3. Key Contributions

• Generalized Framework: The paper extends mean-field corrections from regular lattices to Random Regular Graphs, creating a general framework for equivalent corrections on random topologies.
• Multi-Shell Resolution: The MPM resolves the full hierarchy of spatial correlations at every network distance, capturing how infection clustering decays with distance.
• Analytical Corrections: The authors derive closed-form asymptotic expansions for the endemic infection density and pairwise correlations, explicitly showing how finite connectivity suppresses infection prevalence compared to classical mean-field predictions.
• Critical Threshold Refinement: The work provides a refined expression for the critical spreading rate ($\Lambda_c$) on RRGs, correcting the standard mean-field threshold ($\Lambda=1$) and the SPM threshold by accounting for higher-order spatial correlations.

4. Key Results

• Superior Accuracy: Numerical simulations demonstrate that the MPM predictions for global infection density and correlation functions agree significantly better with discrete simulations than both the mean-field model and the SPM.
  • The SPM systematically overestimates infection density, especially at low degrees ($k_0$).
  • The MPM accurately captures the suppression of infection density caused by local clustering.
• Dependence on Topology: Spatial correlations are shown to be highly sensitive to network structure.

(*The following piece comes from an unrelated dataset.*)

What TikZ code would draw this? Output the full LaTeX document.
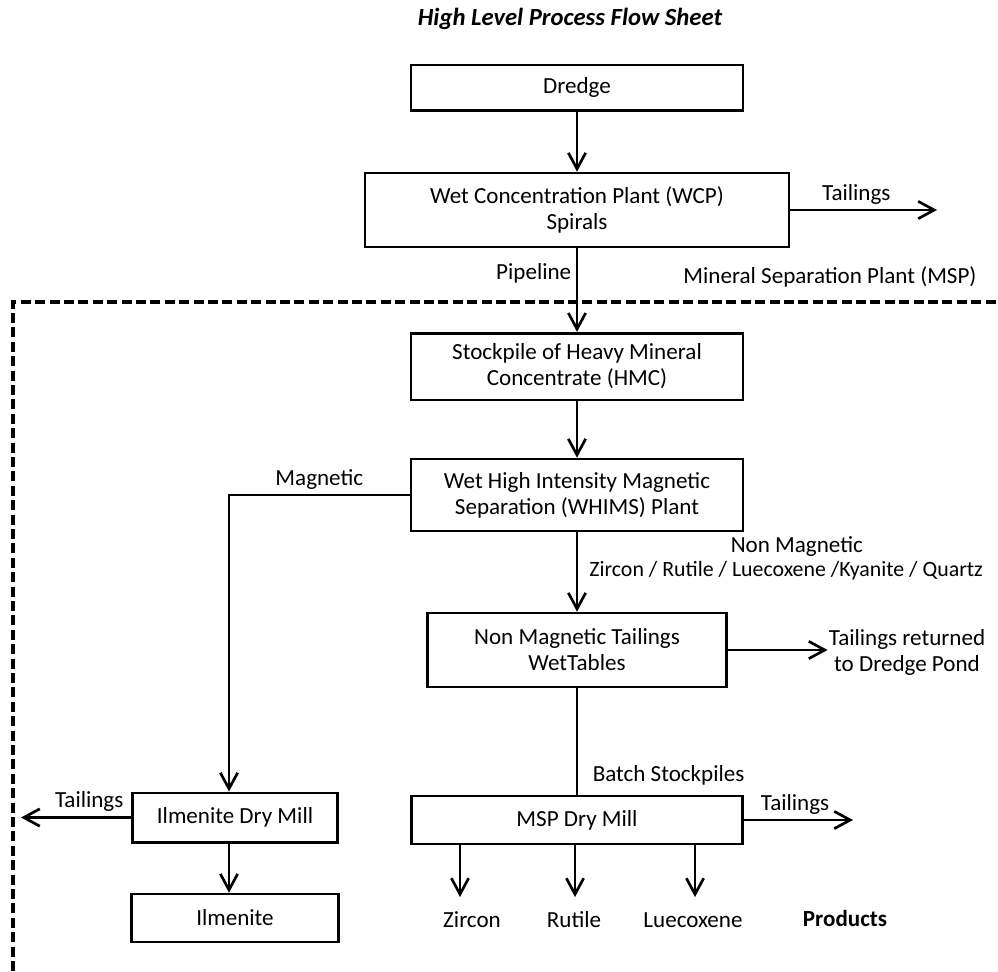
\documentclass[tikz,border=0pt]{standalone}
\usepackage{fontspec}
\setmainfont{Carlito}
\usetikzlibrary{positioning,arrows.meta}
\tikzset{%
  process box/.style={
    rectangle,
    draw,
    align=center,
    inner sep=2pt
  },
  frame line/.style={
    line width=2.4pt,
    dash pattern=on 7.5pt off 3.3pt
  },
}

\begin{document}
\begin{tikzpicture}[x=0.75pt, y=-0.75pt, line width=2pt,
  >={Straight Barb[length=12pt,width=13pt]},
  font=\fontsize{17.3}{19.5}\selectfont]

\useasboundingbox (0,0) rectangle (998,971);

\node [font=\fontsize{18.5}{21}\selectfont\bfseries\itshape] (title) at (570,19)
  {High Level Process Flow Sheet};

% main column
\node [process box, minimum width=249pt, minimum height=34pt] (dredge) at (577,87.5) {Dredge};
\node [process box, minimum width=318pt, minimum height=55.5pt] (wcp) at (577,210)
  {Wet Concentration Plant (WCP)\\Spirals};
\node [process box, minimum width=249pt, minimum height=50pt] (hmc) at (577,366.5)
  {Stockpile of Heavy Mineral\\Concentrate (HMC)};
\node [process box, minimum width=249pt, minimum height=54pt] (whims) at (577,495)
  {Wet High Intensity Magnetic\\Separation (WHIMS) Plant};
\node [process box, minimum width=224pt, minimum height=55.5pt] (nmt) at (577,650)
  {Non Magnetic Tailings\\WetTables};
\node [process box, minimum width=248pt, minimum height=36pt] (msp) at (577,820) {MSP Dry Mill};

% ilmenite column
\node [process box, minimum width=154pt, minimum height=37pt] (idm) at (235,817.5) {Ilmenite Dry Mill};
\node [process box, minimum width=155pt, minimum height=36pt] (ilm) at (235,918) {Ilmenite};

% plant boundary
\draw [frame line] (1010,302) -| (13,990);

\node (msp-label) at (830,277) {Mineral Separation Plant (MSP)};

\coordinate (wcp-out) at (937,210);
\coordinate (mag-turn) at (229,495);
\coordinate (idm-out) at (21,817.5);
\coordinate (msp-out) at (853,820);

\draw [->] (dredge) -- (wcp);
\draw [->] (wcp.east) -- (wcp-out)
  node [above, pos=0.45] {Tailings};
\draw [->] (wcp) -- (hmc)
  node [left, pos=0.3] {Pipeline};
\draw [->] (hmc) -- (whims);

\draw [->] (whims.west) -- (mag-turn)
  node [above, midway] {Magnetic}
  -- (mag-turn |- idm.north);

\draw [->] (whims) -- (nmt);
\node [anchor=west] (nonmag) at (725,546) {Non Magnetic};
\node [anchor=west, inner sep=0pt, font=\fontsize{16.4}{19.5}\selectfont] (minerals) at (588,571)
  {Zircon / Rutile / Luecoxene /Kyanite / Quartz};

\node [align=center, inner sep=0pt] (returned) at (907,652) {Tailings returned\\to Dredge Pond};
\draw [->] (nmt.east) -- (returned.west |- nmt.east);

\draw (nmt) -- (msp);
\node [anchor=west] (batch) at (587,775) {Batch Stockpiles};

\draw [->] (idm.west) -- (idm-out)
  node [above, pos=0.38] {Tailings};
\draw [->] (idm.south -| mag-turn) -- (ilm.north -| mag-turn);

\draw [->] (msp.east) -- (msp-out)
  node [above, pos=0.47] {Tailings};

\foreach \l/\px/\lx [count=\i] in {Zircon/460/472, Rutile/575/574, Luecoxene/695/693}
{
  \coordinate (product-\i) at (\px,897);
  \draw [->] (msp.south -| product-\i) -- (product-\i);
  \node (product-label-\i) at (\lx,920) {\l};
}

\node [font=\fontsize{17.3}{19.5}\selectfont\bfseries] (products) at (845,918) {Products};

\end{tikzpicture}
\end{document}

Increasing topological randomness (rewiring) or increasing the infection rate suppresses spatial correlations and accelerates epidemic dynamics.
• Asymptotic Behavior:
  • The steady-state pairwise correlation function $\bar{F}^{(\ell)}_{II}$ decays exponentially with distance $\ell$.
  • The corrected steady-state infection density is given by:
    $$\bar{x}_I \approx \bar{x}^{MF}_I - \frac{1}{k_0 \Lambda^2} - \frac{\Lambda^2 - \Lambda + 1}{k_0^2 \Lambda^4} + \dots$$
    This confirms that finite-connectivity corrections reduce the infection density below the mean-field prediction.
• Critical Threshold: The derived critical spreading rate is $\Lambda_c = 1 + k_0^{-1} + 2k_0^{-2} + O(k_0^{-3})$, which differs from the SPM threshold at the order of $O(k_0^{-2})$.

5. Significance

This work provides a robust analytical tool for forecasting infectious disease dynamics on networks where spatial structure plays a critical role. By moving beyond nearest-neighbor approximations, the MPM offers a more accurate characterization of epidemic trajectories, particularly in regimes with low connectivity where standard models fail.

The findings highlight that structural randomness in networks fundamentally alters the spatial organization of infections. The developed framework bridges the gap between simple mean-field theories and computationally expensive simulations, offering a tractable method to understand how network topology influences disease persistence and the epidemic threshold. Future applications could extend this framework to heterogeneous topologies and more complex closure approximations (e.g., Fisher-Kopeliovich) to further improve accuracy near critical thresholds.